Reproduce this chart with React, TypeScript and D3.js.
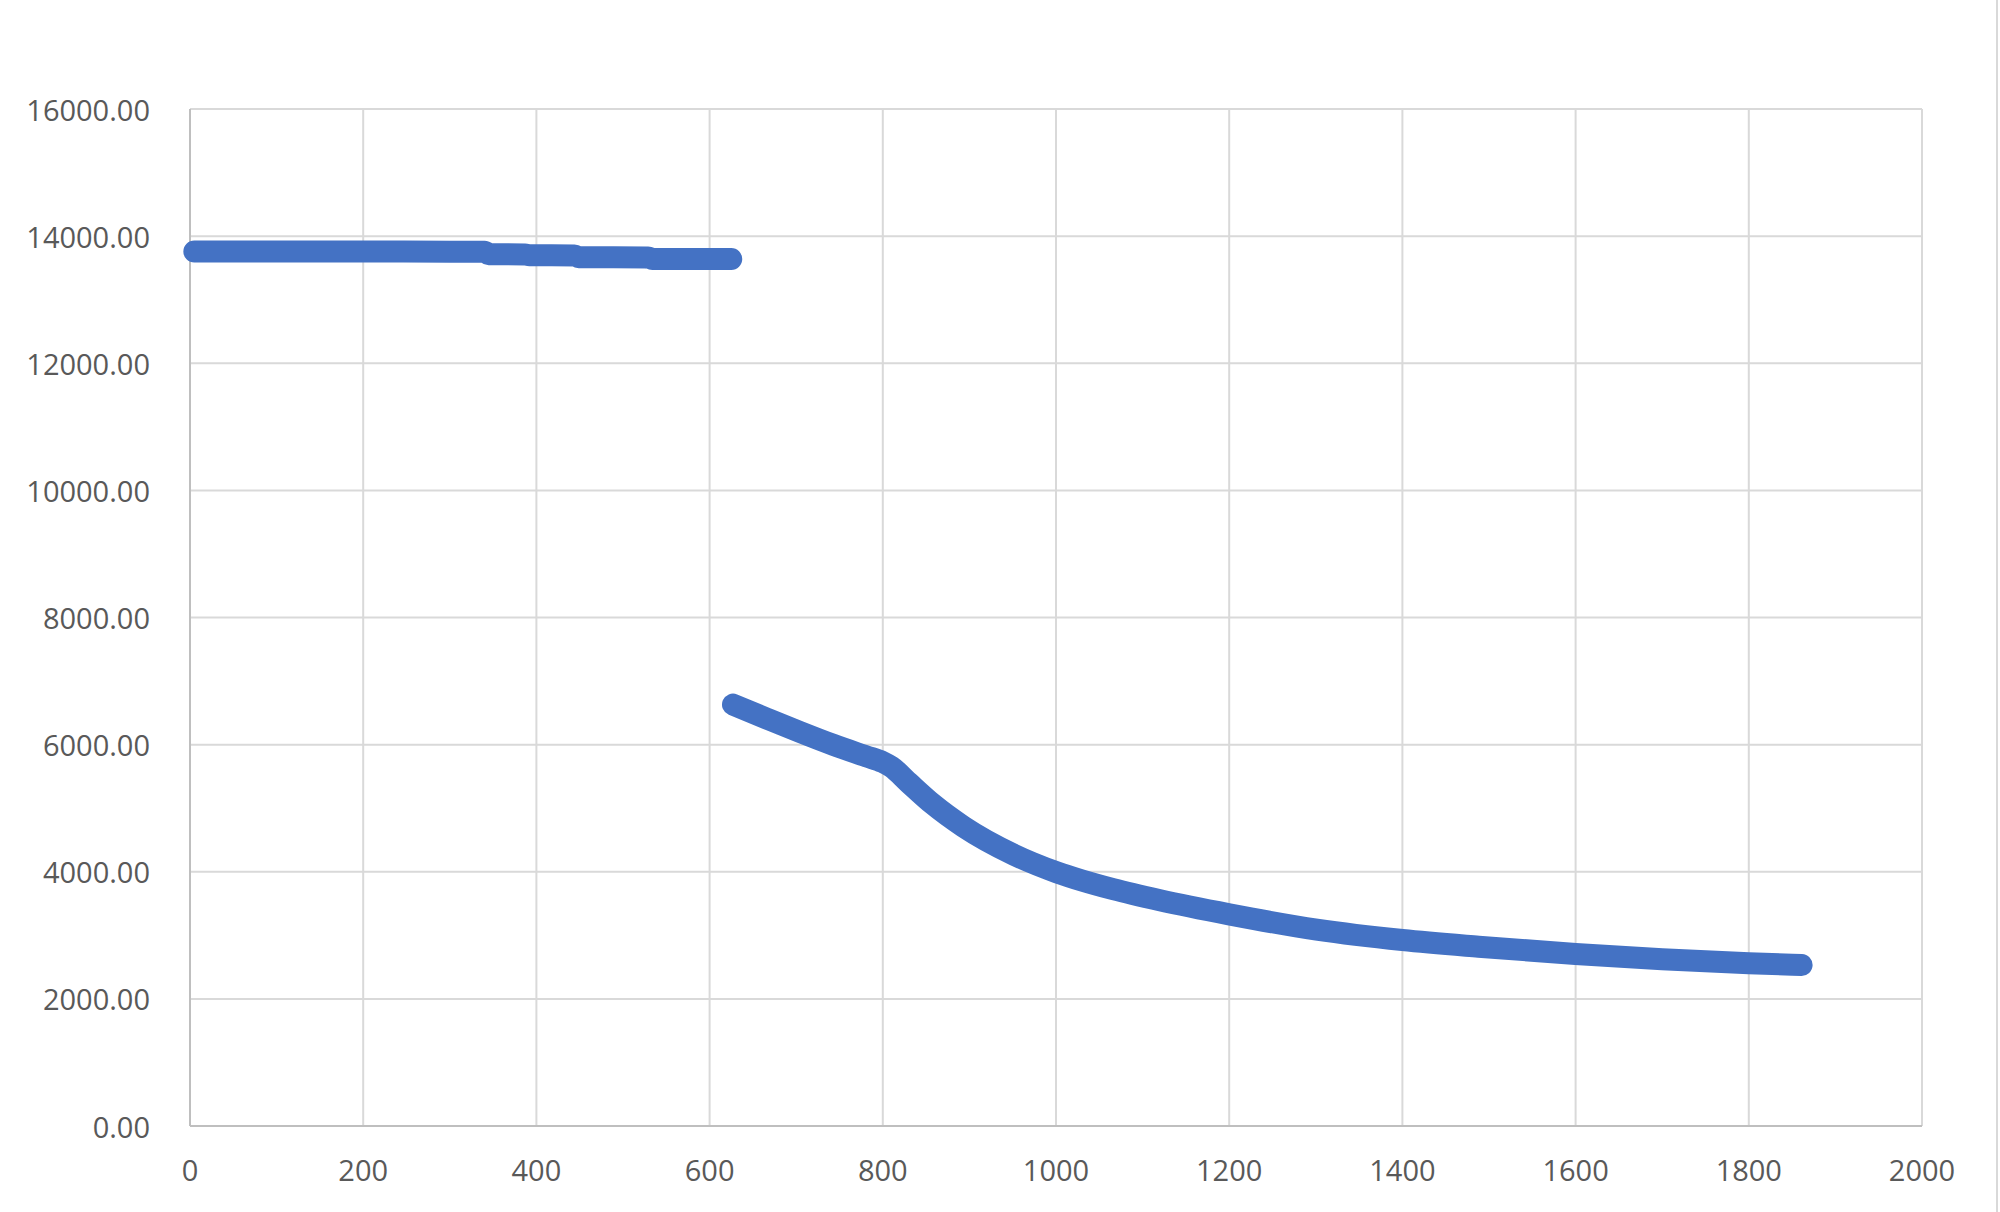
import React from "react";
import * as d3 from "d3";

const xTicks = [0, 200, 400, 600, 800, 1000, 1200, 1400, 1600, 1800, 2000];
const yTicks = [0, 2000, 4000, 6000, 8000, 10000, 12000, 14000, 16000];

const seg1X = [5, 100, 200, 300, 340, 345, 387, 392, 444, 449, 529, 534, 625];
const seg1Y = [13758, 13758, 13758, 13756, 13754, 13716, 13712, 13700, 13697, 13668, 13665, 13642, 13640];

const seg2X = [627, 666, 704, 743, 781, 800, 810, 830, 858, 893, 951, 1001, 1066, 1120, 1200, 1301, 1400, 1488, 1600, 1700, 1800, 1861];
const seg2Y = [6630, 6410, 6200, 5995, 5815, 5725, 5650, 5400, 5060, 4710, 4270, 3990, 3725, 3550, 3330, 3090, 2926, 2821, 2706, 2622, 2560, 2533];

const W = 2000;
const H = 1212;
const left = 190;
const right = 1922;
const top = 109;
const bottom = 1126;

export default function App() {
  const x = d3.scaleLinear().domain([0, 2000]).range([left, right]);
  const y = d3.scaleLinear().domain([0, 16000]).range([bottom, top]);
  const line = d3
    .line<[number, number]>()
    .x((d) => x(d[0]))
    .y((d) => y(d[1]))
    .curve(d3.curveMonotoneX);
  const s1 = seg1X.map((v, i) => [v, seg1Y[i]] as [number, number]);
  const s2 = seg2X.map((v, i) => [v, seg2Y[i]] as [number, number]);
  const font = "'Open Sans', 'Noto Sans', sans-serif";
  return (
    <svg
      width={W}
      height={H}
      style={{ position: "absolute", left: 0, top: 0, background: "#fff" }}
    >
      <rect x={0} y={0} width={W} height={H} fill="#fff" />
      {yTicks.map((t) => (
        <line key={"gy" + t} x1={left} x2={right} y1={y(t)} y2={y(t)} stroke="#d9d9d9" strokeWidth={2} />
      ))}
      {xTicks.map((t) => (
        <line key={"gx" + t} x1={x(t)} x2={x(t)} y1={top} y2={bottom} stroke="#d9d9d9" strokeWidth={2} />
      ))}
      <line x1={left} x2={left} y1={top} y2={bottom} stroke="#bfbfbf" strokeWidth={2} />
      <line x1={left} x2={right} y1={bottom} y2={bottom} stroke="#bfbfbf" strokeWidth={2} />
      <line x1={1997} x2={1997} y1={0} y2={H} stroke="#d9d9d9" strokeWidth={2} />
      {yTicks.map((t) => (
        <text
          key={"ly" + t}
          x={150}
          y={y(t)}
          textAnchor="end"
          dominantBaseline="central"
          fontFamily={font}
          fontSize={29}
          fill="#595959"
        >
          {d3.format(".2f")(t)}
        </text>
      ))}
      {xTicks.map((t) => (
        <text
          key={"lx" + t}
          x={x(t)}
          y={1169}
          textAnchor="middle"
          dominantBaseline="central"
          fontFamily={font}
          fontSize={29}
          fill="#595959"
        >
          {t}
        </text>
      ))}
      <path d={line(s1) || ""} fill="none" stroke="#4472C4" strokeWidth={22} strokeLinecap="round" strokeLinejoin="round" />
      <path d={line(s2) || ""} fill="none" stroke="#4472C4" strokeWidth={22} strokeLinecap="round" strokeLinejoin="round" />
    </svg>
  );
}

····················

• **PROBLEM**:
Begin at the first line of the material and copy each line exactly through the one containing "13665, 13642, 13640];". Omit pictures.

• **REPLY TO THE EXERCISE**:
Reproduce this chart with React, TypeScript and D3.js.
import React from "react";
import * as d3 from "d3";

const xTicks = [0, 200, 400, 600, 800, 1000, 1200, 1400, 1600, 1800, 2000];
const yTicks = [0, 2000, 4000, 6000, 8000, 10000, 12000, 14000, 16000];

const seg1X = [5, 100, 200, 300, 340, 345, 387, 392, 444, 449, 529, 534, 625];
const seg1Y = [13758, 13758, 13758, 13756, 13754, 13716, 13712, 13700, 13697, 13668, 13665, 13642, 13640];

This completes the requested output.